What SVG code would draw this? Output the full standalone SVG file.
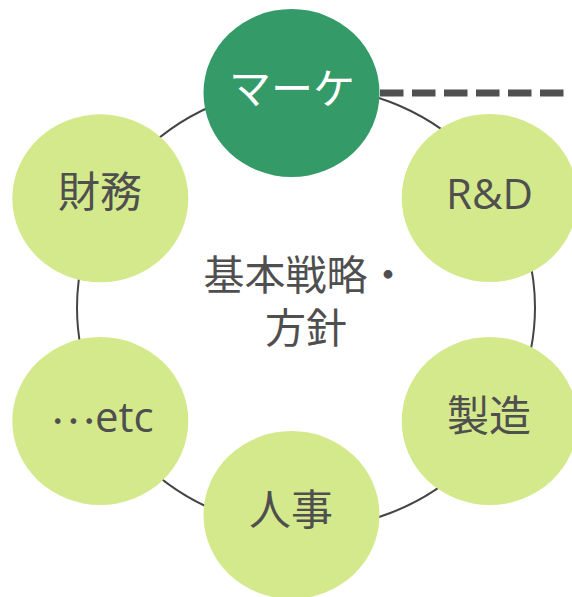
<svg xmlns="http://www.w3.org/2000/svg" width="572" height="597" viewBox="0 0 572 597">
<style>
.ring{fill:none;stroke:#444;stroke-width:2}
.dash{stroke:#505050;stroke-width:7;stroke-dasharray:23.5 8.5;fill:none}
.n{fill:#D4E98B}
.dk{fill:#349A68}
.t{font-family:"Open Sans","Noto Sans CJK JP",sans-serif;font-size:42px;fill:#4F4F4F;text-anchor:middle}
.c{font-size:41px}
.w{fill:#FFFFFF}
.cjk{font-family:"Noto Sans CJK JP",sans-serif}
</style>
<rect width="572" height="597" fill="#FFFFFF"/>
<g id="connectors">
<ellipse class="ring" cx="306" cy="307.5" rx="229" ry="221"/>
<line class="dash" x1="380" y1="93" x2="572" y2="93"/>
</g>
<g id="center">
<text class="t cjk c" x="306" y="290">基本戦略・<tspan x="306" dy="53">方針</tspan></text>
</g>
<g id="node-marketing">
<ellipse class="dk" cx="291.5" cy="93" rx="88" ry="84"/>
<text class="t cjk w" x="292" y="104">マーケ</text>
</g>
<g id="node-rd">
<ellipse class="n" cx="489.7" cy="198" rx="88" ry="84"/>
<text class="t" x="489.5" y="208.5">R&amp;D</text>
</g>
<g id="node-finance">
<ellipse class="n" cx="100.3" cy="198.3" rx="88" ry="84"/>
<text class="t cjk" x="100" y="207">財務</text>
</g>
<g id="node-etc">
<ellipse class="n" cx="100.3" cy="421" rx="88" ry="84"/>
<text class="t" x="102" y="431.5"><tspan class="cjk" dy="-9">…</tspan><tspan dy="9">etc</tspan></text>
</g>
<g id="node-manufacturing">
<ellipse class="n" cx="489.7" cy="421" rx="88" ry="84"/>
<text class="t cjk" x="489" y="431">製造</text>
</g>
<g id="node-hr">
<ellipse class="n" cx="291.5" cy="515" rx="88" ry="84"/>
<text class="t cjk" x="291" y="525">人事</text>
</g>
</svg>
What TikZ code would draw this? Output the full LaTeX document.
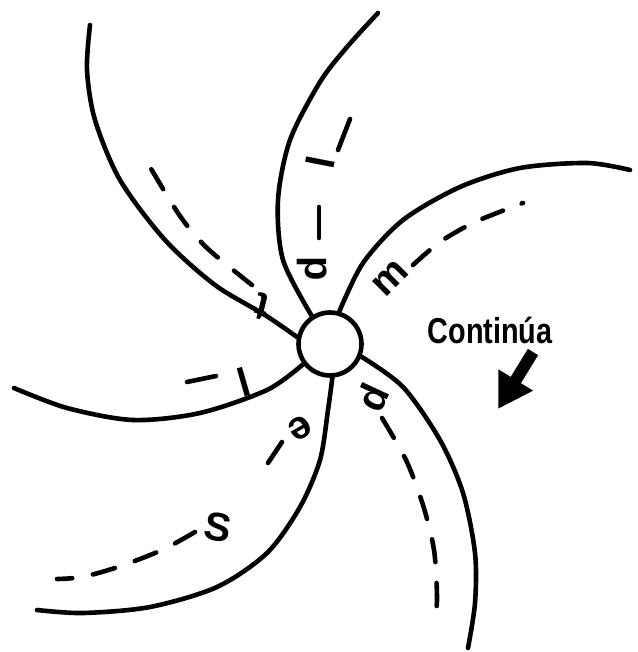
\documentclass[tikz,border=0pt]{standalone}
\usepackage{fontspec}
\setsansfont{Liberation Sans}
\usetikzlibrary{arrows.meta}

\begin{document}
\begin{tikzpicture}[
    x=1pt, y=-1pt,
    every node/.style={font=\sffamily},
    hub/.style={draw, circle, line width=4.6pt, minimum size=63pt, inner sep=0pt, fill=white},
    arm/.style={line width=4.6pt, line cap=round},
    lane/.style={line width=4.6pt, line cap=round, dash pattern=on 23pt off 21pt},
    letter/.style={font=\sffamily\bfseries\fontsize{40}{40}\selectfont, inner sep=0pt},
    note/.style={font=\sffamily\bfseries\fontsize{36}{36}\selectfont, inner sep=0pt},
    arrow/.style={line width=12pt, -{Triangle[length=34pt, width=38pt]}}
]
\useasboundingbox (0,0) rectangle (637,652);

% Hub
\node[hub] (hub) at (330,344) {};

% Arms
\draw[arm] plot[smooth] coordinates {(hub.168) (265,315) (215,285) (165,240) (120,180) (95,120) (87,70) (90,25)};
\draw[arm] plot[smooth] coordinates {(hub.123) (283,260) (278,200) (290,140) (320,82) (347,47) (378,13)};
\draw[arm] plot[smooth] coordinates {(hub.74) (363,263) (403,220) (460,187) (520,168) (587,163) (630,170)};
\draw[arm] plot[smooth] coordinates {(hub.-22) (403,387) (440,440) (463,493) (475,553) (475,603) (468,648)};
\draw[arm] plot[smooth] coordinates {(hub.-86) (328,410) (320,460) (300,507) (267,553) (217,587) (150,607) (83,613) (37,610)};
\draw[arm] plot[smooth] coordinates {(hub.217) (267,390) (200,413) (133,420) (67,408) (14,388)};

% Lanes
\draw[arm] (187,382) -- (216,376);
\draw[lane] plot[smooth] coordinates {(252,285) (207,248) (180,216) (150,167)};
\draw[arm] (350,119) -- (338,150);
\draw[arm] (319,207) -- (319,238);
\draw[lane, dash pattern=on 22pt off 20pt] plot[smooth] coordinates {(413,265) (440,242) (475,222) (523,203)};
\draw[lane] plot[smooth] coordinates {(382,418) (406,460) (423,505) (434,550) (437,597) (435,623)};
\draw[arm] (282,442) -- (268,463);
\draw[lane] plot[smooth] coordinates {(195,532) (162,550) (118,567) (82,577) (57,579)};

% Letters
\node[letter, rotate=16] (ltrA) at (244,382) {l};
\node[letter, rotate=166] (ltrB) at (262,306) {t};
\node[letter, rotate=79] (ltrC) at (320,162) {l};
\node[letter, rotate=-90] (ltrCb) at (312,269) {p};
\node[letter, rotate=45] (ltrD) at (390,278) {m};
\node[letter, rotate=-115] (ltrE) at (372,397) {p};
\node[letter, rotate=210] (ltrF) at (300,428) {e};
\node[letter, rotate=-10] (ltrFb) at (218,527) {S};

% Continue
\node[note, anchor=base] (cont) at (490,343) {\scalebox{0.8}[1]{Continúa}};
\coordinate (tail) at (533,352);
\coordinate (tip) at (498,409);
\draw[arrow] (tail) -- (tip);

\end{tikzpicture}
\end{document}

★ ★ ★ ★ ★ ★ ★

**Exercise objective**. Make an exact copy of every record, pictures excluded.

**Task result**.
What SVG code would draw this? Output the full standalone SVG file.
<svg xmlns="http://www.w3.org/2000/svg" width="572" height="597" viewBox="0 0 572 597">
<style>
.ring{fill:none;stroke:#444;stroke-width:2}
.dash{stroke:#505050;stroke-width:7;stroke-dasharray:23.5 8.5;fill:none}
.n{fill:#D4E98B}
.dk{fill:#349A68}
.t{font-family:"Open Sans","Noto Sans CJK JP",sans-serif;font-size:42px;fill:#4F4F4F;text-anchor:middle}
.c{font-size:41px}
.w{fill:#FFFFFF}
.cjk{font-family:"Noto Sans CJK JP",sans-serif}
</style>
<rect width="572" height="597" fill="#FFFFFF"/>
<g id="connectors">
<ellipse class="ring" cx="306" cy="307.5" rx="229" ry="221"/>
<line class="dash" x1="380" y1="93" x2="572" y2="93"/>
</g>
<g id="center">
<text class="t cjk c" x="306" y="290">基本戦略・<tspan x="306" dy="53">方針</tspan></text>
</g>
<g id="node-marketing">
<ellipse class="dk" cx="291.5" cy="93" rx="88" ry="84"/>
<text class="t cjk w" x="292" y="104">マーケ</text>
</g>
<g id="node-rd">
<ellipse class="n" cx="489.7" cy="198" rx="88" ry="84"/>
<text class="t" x="489.5" y="208.5">R&amp;D</text>
</g>
<g id="node-finance">
<ellipse class="n" cx="100.3" cy="198.3" rx="88" ry="84"/>
<text class="t cjk" x="100" y="207">財務</text>
</g>
<g id="node-etc">
<ellipse class="n" cx="100.3" cy="421" rx="88" ry="84"/>
<text class="t" x="102" y="431.5"><tspan class="cjk" dy="-9">…</tspan><tspan dy="9">etc</tspan></text>
</g>
<g id="node-manufacturing">
<ellipse class="n" cx="489.7" cy="421" rx="88" ry="84"/>
<text class="t cjk" x="489" y="431">製造</text>
</g>
<g id="node-hr">
<ellipse class="n" cx="291.5" cy="515" rx="88" ry="84"/>
<text class="t cjk" x="291" y="525">人事</text>
</g>
</svg>
What TikZ code would draw this? Output the full LaTeX document.
\documentclass[tikz,border=0pt]{standalone}
\usepackage{fontspec}
\setsansfont{Liberation Sans}
\usetikzlibrary{arrows.meta}

\begin{document}
\begin{tikzpicture}[
    x=1pt, y=-1pt,
    every node/.style={font=\sffamily},
    hub/.style={draw, circle, line width=4.6pt, minimum size=63pt, inner sep=0pt, fill=white},
    arm/.style={line width=4.6pt, line cap=round},
    lane/.style={line width=4.6pt, line cap=round, dash pattern=on 23pt off 21pt},
    letter/.style={font=\sffamily\bfseries\fontsize{40}{40}\selectfont, inner sep=0pt},
    note/.style={font=\sffamily\bfseries\fontsize{36}{36}\selectfont, inner sep=0pt},
    arrow/.style={line width=12pt, -{Triangle[length=34pt, width=38pt]}}
]
\useasboundingbox (0,0) rectangle (637,652);

% Hub
\node[hub] (hub) at (330,344) {};

% Arms
\draw[arm] plot[smooth] coordinates {(hub.168) (265,315) (215,285) (165,240) (120,180) (95,120) (87,70) (90,25)};
\draw[arm] plot[smooth] coordinates {(hub.123) (283,260) (278,200) (290,140) (320,82) (347,47) (378,13)};
\draw[arm] plot[smooth] coordinates {(hub.74) (363,263) (403,220) (460,187) (520,168) (587,163) (630,170)};
\draw[arm] plot[smooth] coordinates {(hub.-22) (403,387) (440,440) (463,493) (475,553) (475,603) (468,648)};
\draw[arm] plot[smooth] coordinates {(hub.-86) (328,410) (320,460) (300,507) (267,553) (217,587) (150,607) (83,613) (37,610)};
\draw[arm] plot[smooth] coordinates {(hub.217) (267,390) (200,413) (133,420) (67,408) (14,388)};

% Lanes
\draw[arm] (187,382) -- (216,376);
\draw[lane] plot[smooth] coordinates {(252,285) (207,248) (180,216) (150,167)};
\draw[arm] (350,119) -- (338,150);
\draw[arm] (319,207) -- (319,238);
\draw[lane, dash pattern=on 22pt off 20pt] plot[smooth] coordinates {(413,265) (440,242) (475,222) (523,203)};
\draw[lane] plot[smooth] coordinates {(382,418) (406,460) (423,505) (434,550) (437,597) (435,623)};
\draw[arm] (282,442) -- (268,463);
\draw[lane] plot[smooth] coordinates {(195,532) (162,550) (118,567) (82,577) (57,579)};

% Letters
\node[letter, rotate=16] (ltrA) at (244,382) {l};
\node[letter, rotate=166] (ltrB) at (262,306) {t};
\node[letter, rotate=79] (ltrC) at (320,162) {l};
\node[letter, rotate=-90] (ltrCb) at (312,269) {p};
\node[letter, rotate=45] (ltrD) at (390,278) {m};
\node[letter, rotate=-115] (ltrE) at (372,397) {p};
\node[letter, rotate=210] (ltrF) at (300,428) {e};
\node[letter, rotate=-10] (ltrFb) at (218,527) {S};

% Continue
\node[note, anchor=base] (cont) at (490,343) {\scalebox{0.8}[1]{Continúa}};
\coordinate (tail) at (533,352);
\coordinate (tip) at (498,409);
\draw[arrow] (tail) -- (tip);

\end{tikzpicture}
\end{document}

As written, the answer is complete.